If you get your FFTW3 with SSE to work properly... let me know :-)  I do know that Linux does set up SSE to mask exceptions by default (unlike Altivec), so that part is fine.

Monty

release of the Postfish

Reply #21
The only word that comes to mind, regarding the interface, as I play with this is: slick The spinning fish and the smooth graphical bars moving....very nice (and slick)  . 

I opened up the equalizer as I was playing a file and tried to move the sliders but I couldn't move any.  They seem to be stuck.  Same for any other slider control.  They highlight as I move my mouse over them, but I can't seem to drag them.

release of the Postfish

Reply #22
Quote
I opened up the equalizer as I was playing a file and tried to move the sliders but I couldn't move any.  They seem to be stuck.  Same for any other slider control.  They highlight as I move my mouse over them, but I can't seem to drag them.

Perhaps you need that gtk 2.4.1 upgrade after all? ;-)

Actually, when you try to click/drag, is the focus moved?  It appears mouse button presses are disappearing.  That's weird; the widget uses very correct event hooks and is only aware of what GTK tells it....  The fact that the prelight appears means it's getting mouse enter, so it's odd that button press would get swallowed.

Monty

release of the Postfish

Reply #23
I guess that's the story of my life:  things that work for most never work for moi

Here is the exact behaviour I get.  I move my mouse over a slider and it turns light blue.  When I click on the slider, it goes dark.  But the moment I drag it, it lights up to light blue again.

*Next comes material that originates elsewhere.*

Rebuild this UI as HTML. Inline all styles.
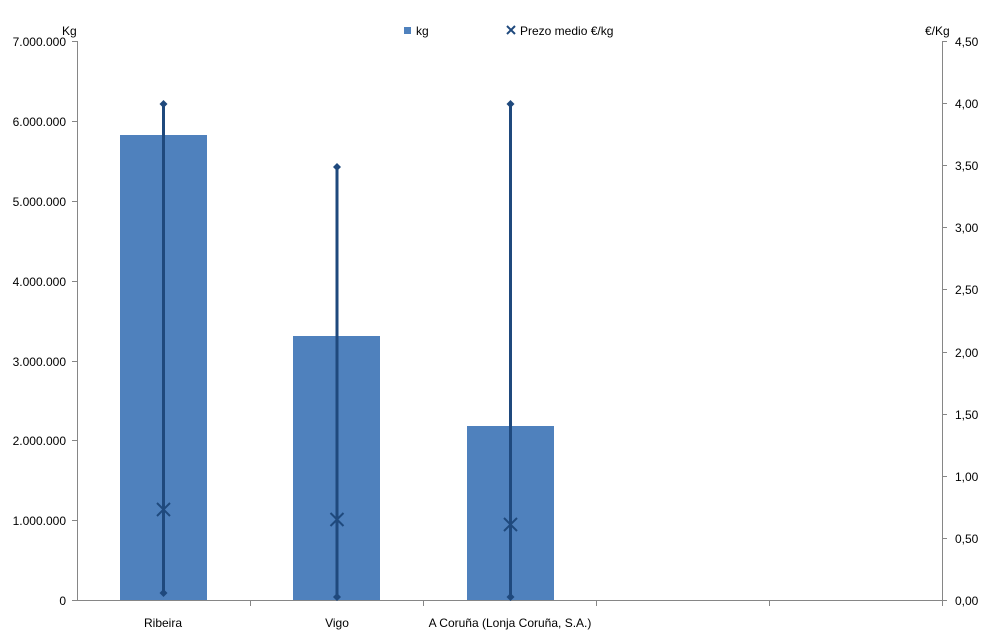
<!DOCTYPE html>
<html><head><meta charset="utf-8"><style>
body{margin:0;background:#fff;}
svg{display:block;font-family:"Liberation Sans",sans-serif;font-size:12px;}
</style></head><body>
<svg width="993" height="642" xmlns="http://www.w3.org/2000/svg">
<rect width="993" height="642" fill="#fff"/>
<!-- bars -->
<g fill="#4f81bd">
<rect x="120" y="135" width="87" height="465"/>
<rect x="293" y="336" width="87" height="264"/>
<rect x="467" y="426" width="87" height="174"/>
</g>
<!-- axes -->
<g stroke="#868686" stroke-width="1" fill="none">
<line x1="77.5" y1="41" x2="77.5" y2="601"/>
<line x1="942.5" y1="41" x2="942.5" y2="601"/>
<line x1="77" y1="600.5" x2="943" y2="600.5"/>
<path d="M72 41.5H77M72 121.5H77M72 201.5H77M72 281.5H77M72 361.5H77M72 440.5H77M72 520.5H77M72 600.5H77"/>
<path d="M942 41.5H947M942 103.5H947M942 165.5H947M942 227.5H947M942 289.5H947M942 352.5H947M942 414.5H947M942 476.5H947M942 538.5H947M942 600.5H947"/>
<path d="M250.5 600V606M423.5 600V606M596.5 600V606M769.5 600V606M942.5 600V606"/>
</g>
<!-- left labels -->
<g text-anchor="end" fill="#000">
<text x="66" y="46">7.000.000</text>
<text x="66" y="126">6.000.000</text>
<text x="66" y="206">5.000.000</text>
<text x="66" y="286">4.000.000</text>
<text x="66" y="366">3.000.000</text>
<text x="66" y="445">2.000.000</text>
<text x="66" y="525">1.000.000</text>
<text x="66" y="605">0</text>
</g>
<g fill="#000">
<text x="955" y="46">4,50</text>
<text x="955" y="108">4,00</text>
<text x="955" y="170">3,50</text>
<text x="955" y="232">3,00</text>
<text x="955" y="294">2,50</text>
<text x="955" y="357">2,00</text>
<text x="955" y="419">1,50</text>
<text x="955" y="481">1,00</text>
<text x="955" y="543">0,50</text>
<text x="955" y="605">0,00</text>
<text x="62" y="35">Kg</text>
<text x="925" y="35">€/Kg</text>
<text x="416" y="35">kg</text>
<text x="520" y="35">Prezo medio €/kg</text>
</g>
<rect x="404" y="27" width="7" height="7" fill="#4f81bd"/>
<path d="M507 26l8 8M515 26l-8 8" stroke="#1f497d" stroke-width="2"/>
<g text-anchor="middle" fill="#000">
<text x="163" y="627">Ribeira</text>
<text x="337" y="627">Vigo</text>
<text x="510" y="627">A Coruña (Lonja Coruña, S.A.)</text>
</g>
<!-- hi-lo lines -->
<g stroke="#1f497d" stroke-width="3">
<line x1="163.5" y1="104" x2="163.5" y2="593"/>
<line x1="337" y1="167" x2="337" y2="597"/>
<line x1="510.5" y1="104" x2="510.5" y2="597"/>
</g>
<g fill="#1f497d">
<path d="M163.5 100l4 4-4 4-4-4z"/><path d="M163.5 589l4 4-4 4-4-4z"/>
<path d="M337 163l4 4-4 4-4-4z"/><path d="M337 593l4 4-4 4-4-4z"/>
<path d="M510.5 100l4 4-4 4-4-4z"/><path d="M510.5 593l4 4-4 4-4-4z"/>
</g>
<g stroke="#1f497d" stroke-width="2">
<path d="M157 503l13 13M170 503l-13 13"/>
<path d="M330.5 513l13 13M343.5 513l-13 13"/>
<path d="M504 518l13 13M517 518l-13 13"/>
</g>
</svg>
</body></html>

I think it's time to upgrade to 2.4.1 (might as well since I downloaded the source).  Things can only get better (or I hope so anyway).

release of the Postfish

Reply #24
On my side, it looks like modifying the EQ settings in real time takes up huge amounts of CPU cycles. It's easy to move the sliders when playback has been paused, but it takes patience to move the sliders in "real time."

edit: Oops, mistake on my side. It isn't so slow when I'm just modifying the EQ.